This page shows the status of the latest walk for the current profile. If a walk is in progress, it is the one reported.
During an active walk, it indicates a summary of how many pages are to be walked in the next hour, how many were walked in the last hour, and the total number of pages. There is a list of the most-recent URLs fetched, with number of errors and duplicates found, followed by a list of the next URLs to be walked. Below that is summary information about the walk itself, including walk start time, starting URLs, and some profile settings. The Walk Status page updates automatically every 10 seconds until the walk is complete or another page is selected. (After 10 minutes of user inactivity it will refresh once a minute to save traffic.)
When no walk is in progress, the report also includes a list of errors and duplicates encountered. If the last walk was abandoned, the report includes information about how far it went, as well as the report from the last complete walk.
Walk Status tabs
If more than one database is available for viewing, tabs will appear at the top
of the Walk Status, allowing you to swap between database. This can be caused
by a "New" crawl running (allowing you to switch between New Walk Database
and
Live Search Database
), or if a "New" crawl failed and automatically reverted
to the previous database (allowing you to switch between Live Search Database
and Failed Walk Database
).
If more than one walk has been performed, then an Archived Logs
tab will
be available. This lets you view log files from previous crawls for errors or
other unexpected behavior. No database or searchable content from these old
walks is retained, only the log files.
Old archived logs are automatically cleaned out if they become too numerous or consume too much space, with the oldest logs removed first.

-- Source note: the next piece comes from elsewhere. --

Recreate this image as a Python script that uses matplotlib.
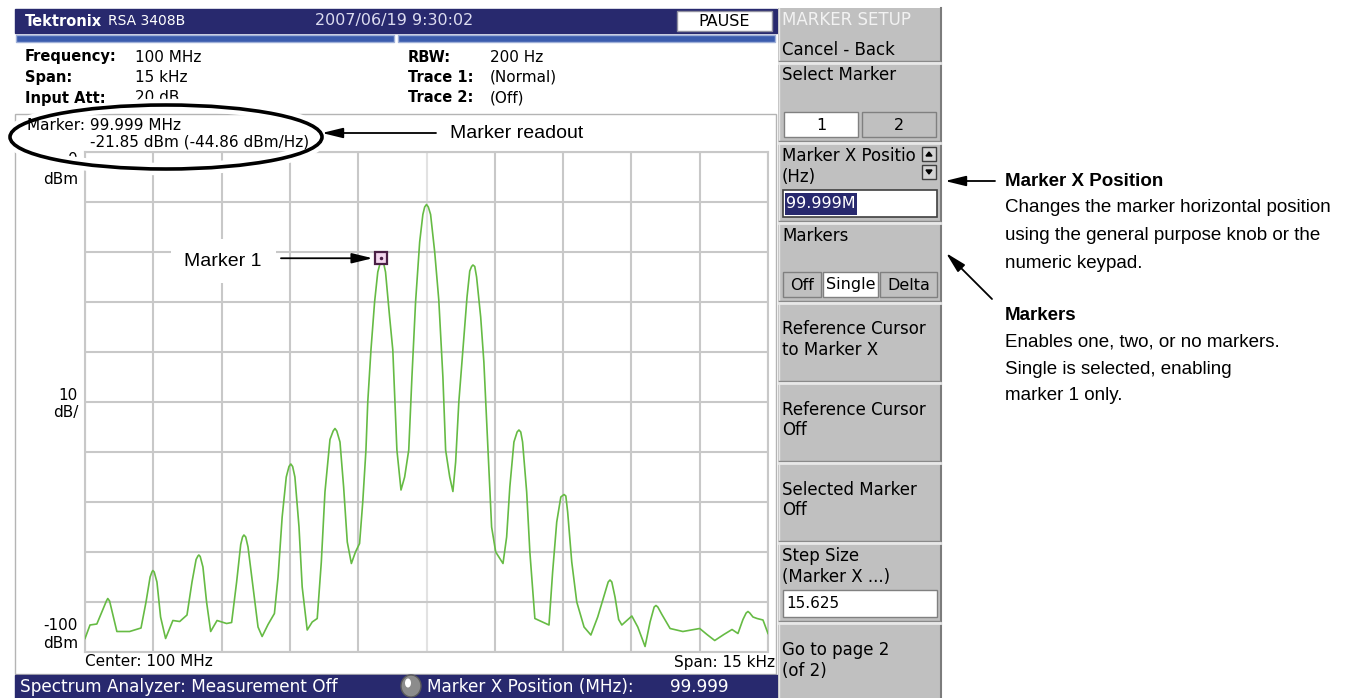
import matplotlib.pyplot as plt
from matplotlib.patches import Rectangle, Ellipse
import numpy as np

# trace: offset from center (kHz) and level (dBm)
freq_khz = [-7.50, -7.39, -7.24, -7.13, -7.03, -7.00, -6.96, -6.89, -6.80, -6.52,
            -6.27, -6.16, -6.07, -6.03, -6.01, -5.98, -5.92, -5.84, -5.73, -5.57,
            -5.42, -5.26, -5.15, -5.06, -5.02, -5.00, -4.97, -4.91, -4.83, -4.74,
            -4.60, -4.39, -4.28, -4.17, -4.08, -4.04, -4.01, -3.97, -3.92, -3.81,
            -3.70, -3.61, -3.48, -3.34, -3.26, -3.17, -3.08, -3.02, -2.98, -2.94,
            -2.89, -2.80, -2.73, -2.62, -2.51, -2.40, -2.31, -2.23, -2.12, -2.05,
            -2.01, -1.97, -1.90, -1.82, -1.74, -1.65, -1.56, -1.47, -1.40, -1.33,
            -1.29, -1.22, -1.14, -1.07, -1.02, -0.98, -0.94, -0.90, -0.81, -0.74,
            -0.65, -0.56, -0.48, -0.39, -0.32, -0.24, -0.15, -0.08, -0.04, 0.00,
            0.04, 0.09, 0.18, 0.27, 0.36, 0.42, 0.51, 0.58, 0.64, 0.71,
            0.80, 0.89, 0.95, 0.99, 1.02, 1.06, 1.10, 1.19, 1.26, 1.35,
            1.43, 1.52, 1.68, 1.76, 1.83, 1.92, 1.99, 2.03, 2.07, 2.11,
            2.20, 2.27, 2.38, 2.69, 2.77, 2.86, 2.95, 2.99, 3.02, 3.06,
            3.10, 3.19, 3.30, 3.46, 3.61, 3.76, 3.89, 3.99, 4.03, 4.07,
            4.14, 4.22, 4.29, 4.51, 4.64, 4.80, 4.91, 5.00, 5.04, 5.08,
            5.17, 5.35, 5.63, 6.00, 6.16, 6.33, 6.53, 6.71, 6.84, 6.95,
            7.02, 7.06, 7.10, 7.17, 7.26, 7.39, 7.50]
level_dbm = [-97.3, -94.6, -94.4, -92.0, -89.8, -89.3, -89.8, -92.5, -95.9, -95.9,
             -95.2, -90.0, -85.0, -84.0, -83.7, -84.0, -86.0, -93.0, -97.3, -93.7,
             -93.9, -92.6, -86.0, -81.5, -80.8, -80.6, -80.9, -83.0, -90.0, -95.9,
             -93.7, -94.3, -94.1, -86.0, -78.5, -77.0, -76.6, -77.0, -79.0, -87.0,
             -95.0, -96.9, -94.5, -92.3, -85.0, -73.0, -65.0, -62.9, -62.4, -62.9,
             -65.0, -75.0, -87.0, -95.6, -94.0, -93.3, -82.0, -68.0, -57.5, -55.8,
             -55.3, -55.8, -58.0, -67.0, -78.0, -82.3, -80.0, -78.3, -70.0, -59.6,
             -50.0, -39.6, -30.0, -24.0, -22.3, -21.9, -22.3, -24.0, -33.0, -39.6,
             -59.6, -67.6, -65.0, -59.6, -45.0, -30.0, -18.0, -12.5, -11.0, -10.5,
             -11.0, -12.5, -20.0, -29.6, -45.0, -59.6, -65.0, -67.9, -62.0, -50.0,
             -39.6, -29.0, -23.8, -22.9, -22.6, -22.9, -25.0, -33.0, -42.0, -59.6,
             -75.0, -80.0, -82.3, -77.0, -67.0, -58.0, -56.0, -55.6, -56.0, -58.0,
             -68.0, -80.0, -93.3, -94.6, -84.0, -74.0, -69.0, -68.7, -68.5, -68.8,
             -72.0, -82.0, -90.0, -95.0, -96.6, -93.0, -89.0, -86.0, -85.6, -86.0,
             -89.0, -93.5, -94.6, -92.8, -95.0, -98.9, -94.0, -91.0, -90.7, -91.0,
             -92.5, -95.3, -95.9, -95.3, -96.5, -97.7, -96.5, -95.5, -96.3, -93.5,
             -92.2, -91.9, -92.2, -93.0, -93.3, -93.6, -96.3]

span_khz = 15
ref_dbm = 0
db_div = 10
marker_khz = -1.0
marker_dbm = -21.85

params_left = [('Frequency:', '100 MHz'), ('Span:', '15 kHz'), ('Input Att:', '20 dB')]
params_right = [('RBW:', '200 Hz'), ('Trace 1:', '(Normal)'), ('Trace 2:', '(Off)')]

navy = '#28296e'
green = '#66bb44'
gridc = '#c8c8c8'
panel = '#c0c0c0'
scr = 'DejaVu Sans'
ann = ['Liberation Sans', 'DejaVu Sans']

fig = plt.figure(figsize=(13.51, 6.98), dpi=100)
W, H = 1351, 698

# ---- spectrum plot
ax = fig.add_axes([85 / W, (H - 652) / H, 683 / W, 500 / H])
ax.plot(freq_khz, level_dbm, color=green, lw=1.2, zorder=3)
ax.set_xlim(-span_khz / 2, span_khz / 2)
ax.set_ylim(ref_dbm - 10 * db_div, ref_dbm)
ax.set_xticks(np.linspace(-span_khz / 2, span_khz / 2, 11))
ax.set_yticks(np.arange(ref_dbm - 10 * db_div, ref_dbm + 1, db_div))
ax.grid(True, color=gridc, lw=1.5)
ax.get_xgridlines()[5].set_color('#e2e2e2')
ax.tick_params(length=0, labelbottom=False, labelleft=False)
for s in ax.spines.values():
    s.set_color(gridc)
    s.set_linewidth(1.5)

# marker
ax.plot([marker_khz], [marker_dbm + 0.6], marker='s', ms=9, mfc='#f3d6ee',
        mec='#4a1f45', mew=1.6, zorder=4)
ax.plot([marker_khz], [marker_dbm + 0.6], marker='.', ms=3, color='#4a1f45', zorder=5)
ax.annotate('', xy=(marker_khz, marker_dbm + 0.6), xytext=(-100, 0),
            textcoords='offset pixels',
            arrowprops=dict(arrowstyle='-|>,head_length=0.9,head_width=0.22',
                            color='black', lw=1.3, shrinkA=0, shrinkB=6,
                            mutation_scale=14), zorder=6)

# ---- overlay in pixel coords
ui = fig.add_axes([0, 0, 1, 1], zorder=10)
ui.set_xlim(0, W)
ui.set_ylim(H, 0)
ui.axis('off')
ui.patch.set_alpha(0)

# top bar
ui.add_patch(Rectangle((15, 9), 762, 24, color=navy))
ui.text(25, 21, 'Tektronix', color='white', fontsize=10.5, fontweight='bold',
        family=scr, va='center')
ui.text(108, 21, 'RSA 3408B', color='white', fontsize=10, family=scr, va='center')
ui.text(315, 21, '2007/06/19 9:30:02', color='#dcdcf0', fontsize=11.5, family=scr,
        va='center')
ui.add_patch(Rectangle((677, 11), 95, 20, fc='white', ec='#9090a0', lw=1))
ui.text(724, 21, 'PAUSE', color='black', fontsize=11.5, family=scr, va='center',
        ha='center')
ui.add_patch(Rectangle((16, 35), 378, 7, fc='#3b5cae', ec='#9fb0d8', lw=1))
ui.add_patch(Rectangle((398, 35), 377, 7, fc='#3b5cae', ec='#9fb0d8', lw=1))

# settings
for i, (k, v) in enumerate(params_left):
    y = 57 + i * 20.5
    ui.text(25, y, k, fontsize=10.5, family=scr, fontweight='bold', va='center')
    ui.text(135, y, v, fontsize=11, family=scr, va='center', zorder=0.5)
for i, (k, v) in enumerate(params_right):
    y = 57 + i * 20.5
    ui.text(408, y, k, fontsize=10.5, family=scr, fontweight='bold', va='center')
    ui.text(490, y, v, fontsize=11, family=scr, va='center')

# panel frame
ui.add_patch(Rectangle((15, 114), 761, 560, fill=False, ec='#b4b4b4', lw=1))

# y labels
ui.text(78, 160, '0', fontsize=11, family=scr, ha='right', va='center', zorder=0.5)
ui.text(78, 180, 'dBm', fontsize=11, family=scr, ha='right', va='center')
ui.text(78, 395, '10', fontsize=11, family=scr, ha='right', va='center')
ui.text(78, 412, 'dB/', fontsize=11, family=scr, ha='right', va='center')
ui.text(78, 626, '-100', fontsize=11, family=scr, ha='right', va='center')
ui.text(78, 643, 'dBm', fontsize=11, family=scr, ha='right', va='center')
ui.text(85, 662, 'Center: 100 MHz', fontsize=11, family=scr, va='center')
ui.text(775, 662, 'Span: 15 kHz', fontsize=11, family=scr, va='center', ha='right')

# marker readout
ui.text(27, 126, 'Marker: 99.999 MHz', fontsize=11, family=scr, va='center')
ui.text(90, 142, '-21.85 dBm (-44.86 dBm/Hz)', fontsize=11, family=scr, va='center')
ui.add_patch(Ellipse((166, 137), 312, 64, fill=False, ec='white', lw=9, zorder=2))
ui.add_patch(Ellipse((166, 137), 312, 64, fill=False, ec='black', lw=2.6, zorder=2.1))
ui.annotate('', xy=(322, 133), xytext=(436, 133),
            arrowprops=dict(arrowstyle='-|>,head_length=0.9,head_width=0.22',
                            color='black', lw=1.3, shrinkA=0, shrinkB=0,
                            mutation_scale=14))
ui.text(450, 133, 'Marker readout', fontsize=14, family=ann, va='center')
ui.text(262, 261, 'Marker 1', fontsize=14, family=ann, va='center', ha='right',
        bbox=dict(fc='white', ec='none', pad=10))

# status bar
ui.add_patch(Rectangle((15, 675), 765, 23, color=navy))
ui.text(20, 687, 'Spectrum Analyzer: Measurement Off', color='white', fontsize=12.2,
        family=scr, va='center')
ui.add_patch(Ellipse((411, 686), 20, 22, fc='#8c8c8c', ec='#5a5a5a', lw=1))
ui.add_patch(Ellipse((408, 683), 6, 9, fc='white', ec='none'))
ui.text(427, 687, 'Marker X Position (MHz):', color='white', fontsize=12.2,
        family=scr, va='center')
ui.text(670, 687, '99.999', color='white', fontsize=12.2, family=scr, va='center')

# softkey panel
ui.add_patch(Rectangle((778, 8), 164, 690, fc=panel, ec='none'))
ui.plot([941, 941], [8, 698], color='#7c7c7c', lw=1.5)
ui.plot([779, 779], [8, 698], color='#e6e6e6', lw=1)
for y in [62, 142, 222, 302, 382, 462, 542, 622]:
    ui.plot([779, 940], [y - 1, y - 1], color='#8a8a8a', lw=1)
    ui.plot([779, 940], [y + 1, y + 1], color='#e8e8e8', lw=2)

keys = [(20, 'MARKER SETUP'), (50, 'Cancel - Back'), (75, 'Select Marker'),
        (156, 'Marker X Positio'), (177, '(Hz)'), (236, 'Markers'),
        (329, 'Reference Cursor'), (350, 'to Marker X'),
        (410, 'Reference Cursor'), (430, 'Off'),
        (490, 'Selected Marker'), (510, 'Off'),
        (556, 'Step Size'), (577, '(Marker X ...)'),
        (650, 'Go to page 2'), (671, '(of 2)')]
for y, t in keys:
    c = '#f2f2f2' if t == 'MARKER SETUP' else 'black'
    ui.text(782, y, t, fontsize=12, family=scr, va='center', color=c)

# select marker buttons
ui.add_patch(Rectangle((784, 112), 74, 25, fc='white', ec='#808080', lw=1))
ui.add_patch(Rectangle((862, 112), 74, 25, fc=panel, ec='#808080', lw=1))
ui.text(821, 125, '1', fontsize=11.5, family=scr, ha='center', va='center')
ui.text(899, 125, '2', fontsize=11.5, family=scr, ha='center', va='center')

# scroll arrows
for y0, up in [(147, True), (165, False)]:
    ui.add_patch(Rectangle((922, y0), 14, 14, fc='#d4d4d4', ec='#404040', lw=1,
                           zorder=4))
    tri = [y0 + 5, y0 + 9] if up else [y0 + 9, y0 + 5]
    ui.fill([926, 932, 929], [tri[1], tri[1], tri[0]], color='black', zorder=5)

# value box
ui.add_patch(Rectangle((783, 190), 154, 27, fc='white', ec='#404040', lw=1.2))
ui.add_patch(Rectangle((785, 193), 72, 22, fc=navy, ec='none'))
ui.text(786, 204, '99.999M', color='white', fontsize=11.5, family=scr, va='center')

# markers buttons
for x0, w, t, fc in [(783, 38, 'Off', panel), (823, 55, 'Single', 'white'),
                     (880, 57, 'Delta', panel)]:
    ui.add_patch(Rectangle((x0, 272), w, 25, fc=fc, ec='#808080', lw=1))
    ui.text(x0 + w / 2, 285, t, fontsize=11.5, family=scr, ha='center', va='center')

# step size box
ui.add_patch(Rectangle((783, 590), 154, 27, fc='white', ec='#808080', lw=1))
ui.text(786, 604, '15.625', fontsize=11, family=scr, va='center')

# callouts on the right
arrow = dict(arrowstyle='-|>,head_length=0.9,head_width=0.22', color='black',
             lw=1.3, shrinkA=0, shrinkB=0, mutation_scale=14)
ui.annotate('', xy=(945, 181), xytext=(995, 181), arrowprops=arrow)
ui.annotate('', xy=(946, 253), xytext=(992, 299), arrowprops=arrow)
ui.text(1005, 181, 'Marker X Position', fontsize=13.5, family=ann, fontweight='bold',
        va='center')
for i, t in enumerate(['Changes the marker horizontal position',
                       'using the general purpose knob or the',
                       'numeric keypad.']):
    ui.text(1005, 208 + i * 27.5, t, fontsize=13.5, family=ann, va='center')
ui.text(1005, 315, 'Markers', fontsize=13.5, family=ann, fontweight='bold', va='center')
for i, t in enumerate(['Enables one, two, or no markers.',
                       'Single is selected, enabling',
                       'marker 1 only.']):
    ui.text(1005, 342 + i * 27, t, fontsize=13.5, family=ann, va='center')

fig.savefig('out.png', dpi=100)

While a walk is occurring, multiple buttons are available:
During the walk the Refresh display: Now
button may be
selected to force a Walk Status display refresh before the 10 second
automatic refresh. Note that this only affects the display, not the
walk itself.
The Refresh display: Pause
button pauses the Walk
Status display (prevent the browser from refreshing the display every
10 seconds): this changes the button to Auto
which will have
the opposite effect (resume the auto-refresh). This is useful when
examining the status page in detail, and avoiding being interrupted by the
browser auto-refresh. Note that both buttons only affect the display,
not the walk itself.
The Current run: STOP walk
button on the Walk Status page
stops the current walk. If the walk type is New
, the walk
will be abandoned (current live search is left intact and not
updated). If the walk type is Refresh
, the new pages are always
live (since refresh uses one database), but the search indexes are not
updated.
The Current run: Pause walk and Make live
button
pauses the current walk, updates its search indexes for speed, and makes
the walk live (i.e. deletes the current live database and replaces it
with the current walk). This can be useful if you ran out of disk space
while indexing and subsequently freed up some space, or if a long
running walk was stopped and you want to use the incomplete walk. If
the walk was abandoned due to an error, make sure you resolve the
problem before trying to make the new database live.